═══ PROVIDED DATA ═══

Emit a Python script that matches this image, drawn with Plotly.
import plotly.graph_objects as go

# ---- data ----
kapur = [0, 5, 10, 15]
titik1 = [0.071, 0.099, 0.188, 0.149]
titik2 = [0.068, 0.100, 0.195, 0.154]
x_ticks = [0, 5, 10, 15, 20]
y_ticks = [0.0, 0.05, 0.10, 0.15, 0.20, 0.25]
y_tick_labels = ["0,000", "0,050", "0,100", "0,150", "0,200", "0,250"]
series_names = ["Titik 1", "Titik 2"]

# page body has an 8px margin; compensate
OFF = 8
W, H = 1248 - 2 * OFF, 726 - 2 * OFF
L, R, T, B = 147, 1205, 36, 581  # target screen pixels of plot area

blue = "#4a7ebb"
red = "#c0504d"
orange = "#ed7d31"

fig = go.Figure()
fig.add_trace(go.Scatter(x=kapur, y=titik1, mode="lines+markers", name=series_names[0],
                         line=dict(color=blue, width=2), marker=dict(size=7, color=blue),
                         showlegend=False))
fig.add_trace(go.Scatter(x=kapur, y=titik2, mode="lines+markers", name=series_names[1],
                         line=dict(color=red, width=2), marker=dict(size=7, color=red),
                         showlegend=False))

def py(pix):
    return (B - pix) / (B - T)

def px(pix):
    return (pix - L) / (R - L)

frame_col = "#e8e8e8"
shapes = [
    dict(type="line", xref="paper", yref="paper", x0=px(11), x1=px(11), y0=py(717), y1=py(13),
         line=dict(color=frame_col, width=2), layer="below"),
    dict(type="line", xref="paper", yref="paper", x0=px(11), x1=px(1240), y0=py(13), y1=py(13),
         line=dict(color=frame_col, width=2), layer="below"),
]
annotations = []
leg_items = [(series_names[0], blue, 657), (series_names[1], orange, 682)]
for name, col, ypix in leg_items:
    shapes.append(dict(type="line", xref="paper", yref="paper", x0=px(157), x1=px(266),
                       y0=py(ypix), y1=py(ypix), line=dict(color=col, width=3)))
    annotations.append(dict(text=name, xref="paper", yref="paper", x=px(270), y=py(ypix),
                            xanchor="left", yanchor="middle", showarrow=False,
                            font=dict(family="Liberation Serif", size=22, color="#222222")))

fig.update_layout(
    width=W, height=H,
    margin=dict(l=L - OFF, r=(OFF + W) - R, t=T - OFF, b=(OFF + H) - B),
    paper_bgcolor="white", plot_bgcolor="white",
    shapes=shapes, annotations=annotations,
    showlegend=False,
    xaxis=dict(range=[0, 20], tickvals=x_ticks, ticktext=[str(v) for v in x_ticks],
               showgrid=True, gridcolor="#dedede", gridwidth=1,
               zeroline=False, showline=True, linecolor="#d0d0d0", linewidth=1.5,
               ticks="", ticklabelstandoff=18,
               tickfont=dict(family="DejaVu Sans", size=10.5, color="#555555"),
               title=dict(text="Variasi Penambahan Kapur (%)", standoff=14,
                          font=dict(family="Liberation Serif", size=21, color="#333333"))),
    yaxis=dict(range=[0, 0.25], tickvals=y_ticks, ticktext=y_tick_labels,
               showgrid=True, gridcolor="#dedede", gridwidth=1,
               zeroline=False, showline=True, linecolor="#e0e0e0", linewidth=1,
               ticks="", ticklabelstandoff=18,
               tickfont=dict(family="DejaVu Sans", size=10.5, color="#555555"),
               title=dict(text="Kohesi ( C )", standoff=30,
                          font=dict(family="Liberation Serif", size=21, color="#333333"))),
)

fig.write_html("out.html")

═══

• **GIVEN PROBLEM**:
All of the data needs to be printed once more, exactly.

• **ANSWER TO THE TASK**:
Emit a Python script that matches this image, drawn with Plotly.
import plotly.graph_objects as go

# ---- data ----
kapur = [0, 5, 10, 15]
titik1 = [0.071, 0.099, 0.188, 0.149]
titik2 = [0.068, 0.100, 0.195, 0.154]
x_ticks = [0, 5, 10, 15, 20]
y_ticks = [0.0, 0.05, 0.10, 0.15, 0.20, 0.25]
y_tick_labels = ["0,000", "0,050", "0,100", "0,150", "0,200", "0,250"]
series_names = ["Titik 1", "Titik 2"]

# page body has an 8px margin; compensate
OFF = 8
W, H = 1248 - 2 * OFF, 726 - 2 * OFF
L, R, T, B = 147, 1205, 36, 581  # target screen pixels of plot area

blue = "#4a7ebb"
red = "#c0504d"
orange = "#ed7d31"

fig = go.Figure()
fig.add_trace(go.Scatter(x=kapur, y=titik1, mode="lines+markers", name=series_names[0],
                         line=dict(color=blue, width=2), marker=dict(size=7, color=blue),
                         showlegend=False))
fig.add_trace(go.Scatter(x=kapur, y=titik2, mode="lines+markers", name=series_names[1],
                         line=dict(color=red, width=2), marker=dict(size=7, color=red),
                         showlegend=False))

def py(pix):
    return (B - pix) / (B - T)

def px(pix):
    return (pix - L) / (R - L)

frame_col = "#e8e8e8"
shapes = [
    dict(type="line", xref="paper", yref="paper", x0=px(11), x1=px(11), y0=py(717), y1=py(13),
         line=dict(color=frame_col, width=2), layer="below"),
    dict(type="line", xref="paper", yref="paper", x0=px(11), x1=px(1240), y0=py(13), y1=py(13),
         line=dict(color=frame_col, width=2), layer="below"),
]
annotations = []
leg_items = [(series_names[0], blue, 657), (series_names[1], orange, 682)]
for name, col, ypix in leg_items:
    shapes.append(dict(type="line", xref="paper", yref="paper", x0=px(157), x1=px(266),
                       y0=py(ypix), y1=py(ypix), line=dict(color=col, width=3)))
    annotations.append(dict(text=name, xref="paper", yref="paper", x=px(270), y=py(ypix),
                            xanchor="left", yanchor="middle", showarrow=False,
                            font=dict(family="Liberation Serif", size=22, color="#222222")))

fig.update_layout(
    width=W, height=H,
    margin=dict(l=L - OFF, r=(OFF + W) - R, t=T - OFF, b=(OFF + H) - B),
    paper_bgcolor="white", plot_bgcolor="white",
    shapes=shapes, annotations=annotations,
    showlegend=False,
    xaxis=dict(range=[0, 20], tickvals=x_ticks, ticktext=[str(v) for v in x_ticks],
               showgrid=True, gridcolor="#dedede", gridwidth=1,
               zeroline=False, showline=True, linecolor="#d0d0d0", linewidth=1.5,
               ticks="", ticklabelstandoff=18,
               tickfont=dict(family="DejaVu Sans", size=10.5, color="#555555"),
               title=dict(text="Variasi Penambahan Kapur (%)", standoff=14,
                          font=dict(family="Liberation Serif", size=21, color="#333333"))),
    yaxis=dict(range=[0, 0.25], tickvals=y_ticks, ticktext=y_tick_labels,
               showgrid=True, gridcolor="#dedede", gridwidth=1,
               zeroline=False, showline=True, linecolor="#e0e0e0", linewidth=1,
               ticks="", ticklabelstandoff=18,
               tickfont=dict(family="DejaVu Sans", size=10.5, color="#555555"),
               title=dict(text="Kohesi ( C )", standoff=30,
                          font=dict(family="Liberation Serif", size=21, color="#333333"))),
)

fig.write_html("out.html")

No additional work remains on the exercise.